46
AW:Dark Age / Re: What Is a Right?
« on: September 15, 2014, 12:39:28 PM »I have a hard time seeing "You have a Right to X" as different from "Most people agree that you have a Right to X". After all, it's not like the right is an objectively extant thing you can put on your shelf and point to; it functions only if people respect it.
Except if people don't respect it you get a lot of dramatic potential/screen time. I'm better at examples. Say there's a a particularly urban stronghold. They hold to the New Nobility ways to the extent that the Old Ways aren't just absent but actively disbelieved. There's never been a troll in living memory and they are chalked up to old wives' tales. A Wicker Wise is not going to have her right to a sacrifice respected by these people because human sacrifice is horrifying. A Troll Hunter won't have his right to kill someone who is a harbinger of worse things because those worse things are just fanciful stories. So there's no assumption that you right will generally be respected but there is an assumption that when its not, something important will happen.

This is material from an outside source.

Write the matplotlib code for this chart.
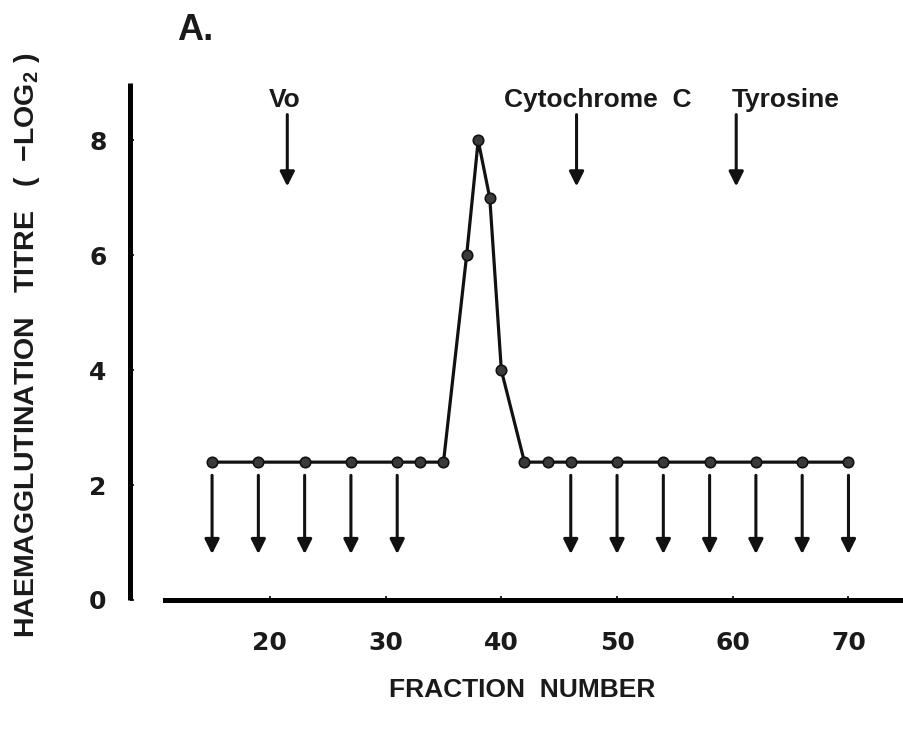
import numpy as np
import matplotlib
matplotlib.use("Agg")
import matplotlib.pyplot as plt

plt.rcParams['font.family'] = ['Liberation Sans', 'DejaVu Sans']
plt.rcParams['font.weight'] = 'bold'
plt.rcParams['mathtext.fontset'] = 'custom'
plt.rcParams['mathtext.rm'] = 'Liberation Sans:bold'
plt.rcParams['mathtext.bf'] = 'Liberation Sans:bold'

# haemagglutination titre per fraction
fractions = [15, 19, 23, 27, 31, 33, 35, 37, 38, 39, 40, 42, 44, 46, 50, 54, 58, 62, 66, 70]
titre = [2.4, 2.4, 2.4, 2.4, 2.4, 2.4, 2.4, 6, 8, 7, 4, 2.4, 2.4, 2.4, 2.4, 2.4, 2.4, 2.4, 2.4, 2.4]

# fractions where titre fell below detection (downward arrows)
below_fractions = [15, 19, 23, 27, 31, 46, 50, 54, 58, 62, 66, 70]

# elution markers
marker_names = ['Vo', 'Cytochrome  C', 'Tyrosine']
marker_fractions = [21.5, 46.5, 60.3]

x_ticks = [20, 30, 40, 50, 60, 70]
y_ticks = [0, 2, 4, 6, 8]

fig = plt.figure(figsize=(9.04, 7.36), dpi=100)
ax = fig.add_axes([0.1825, 0.1848, 0.8175, 0.7024])
ax.set_xlim(10.93, 74.8)
ax.set_ylim(0, 9.0)

for s in ['top', 'right']:
    ax.spines[s].set_visible(False)
ax.spines['left'].set_position(('outward', 25))
ax.spines['left'].set_linewidth(3.6)
ax.spines['bottom'].set_linewidth(3.6)
ax.spines['left'].set_capstyle('butt')

ax.set_xticks(x_ticks)
ax.set_yticks(y_ticks)
ax.tick_params(direction='in', length=3, width=1.2, colors='black')
ax.tick_params(axis='x', pad=22)
ax.tick_params(axis='y', pad=17)
for lab in ax.get_xticklabels() + ax.get_yticklabels():
    lab.set_fontfamily('DejaVu Sans')
    lab.set_fontweight('bold')
    lab.set_fontsize(18)
    lab.set_color('#1a1a1a')

ax.plot(fractions, titre, color='#111111', lw=2.3, marker='o', ms=7.5,
        mfc='#3a3a3a', mec='#111111', mew=1.2, clip_on=False, zorder=3)

for f in below_fractions:
    ax.annotate('', xy=(f, 0.8), xytext=(f, 2.17),
                arrowprops=dict(arrowstyle='-|>', lw=2.2, color='#111111',
                                mutation_scale=22, shrinkA=0, shrinkB=0))

for f in marker_fractions:
    ax.annotate('', xy=(f, 7.2), xytext=(f, 8.45),
                arrowprops=dict(arrowstyle='-|>', lw=2.2, color='#111111',
                                mutation_scale=22, shrinkA=0, shrinkB=0))

ax.text(21.3, 8.7, marker_names[0], ha='center', va='center', fontsize=19, color='#1a1a1a')
ax.text(48.3, 8.7, marker_names[1], ha='center', va='center', fontsize=19, color='#1a1a1a')
ax.text(59.9, 8.7, marker_names[2], ha='left', va='center', fontsize=19, color='#1a1a1a')

fig.text(522 / 904, 1 - 690 / 736, 'FRACTION  NUMBER', ha='center', va='center',
         fontsize=19, color='#1a1a1a')
fig.text(27 / 904, 1 - 345 / 736, 'HAEMAGGLUTINATION   TITRE   (  $-$LOG$_2$ )',
         rotation=90, ha='center', va='center', fontsize=20.5, color='#1a1a1a')
fig.text(177 / 904, 1 - 31 / 736, 'A.', ha='left', va='center', fontsize=26, color='#1a1a1a')

fig.savefig('out.png', dpi=100)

By playing one of those characters, though, you're telling the other players and the game world that these things are important to you. By the very fact that the Wicker Wise exists, we know that in the fiction, sacrifices to the Wicker Man are important at least to that player. Anyone can still deny those sacrifices but doing so is explicitly consequential and the Denied Right moves are the vehicle that the player has for making it consequential.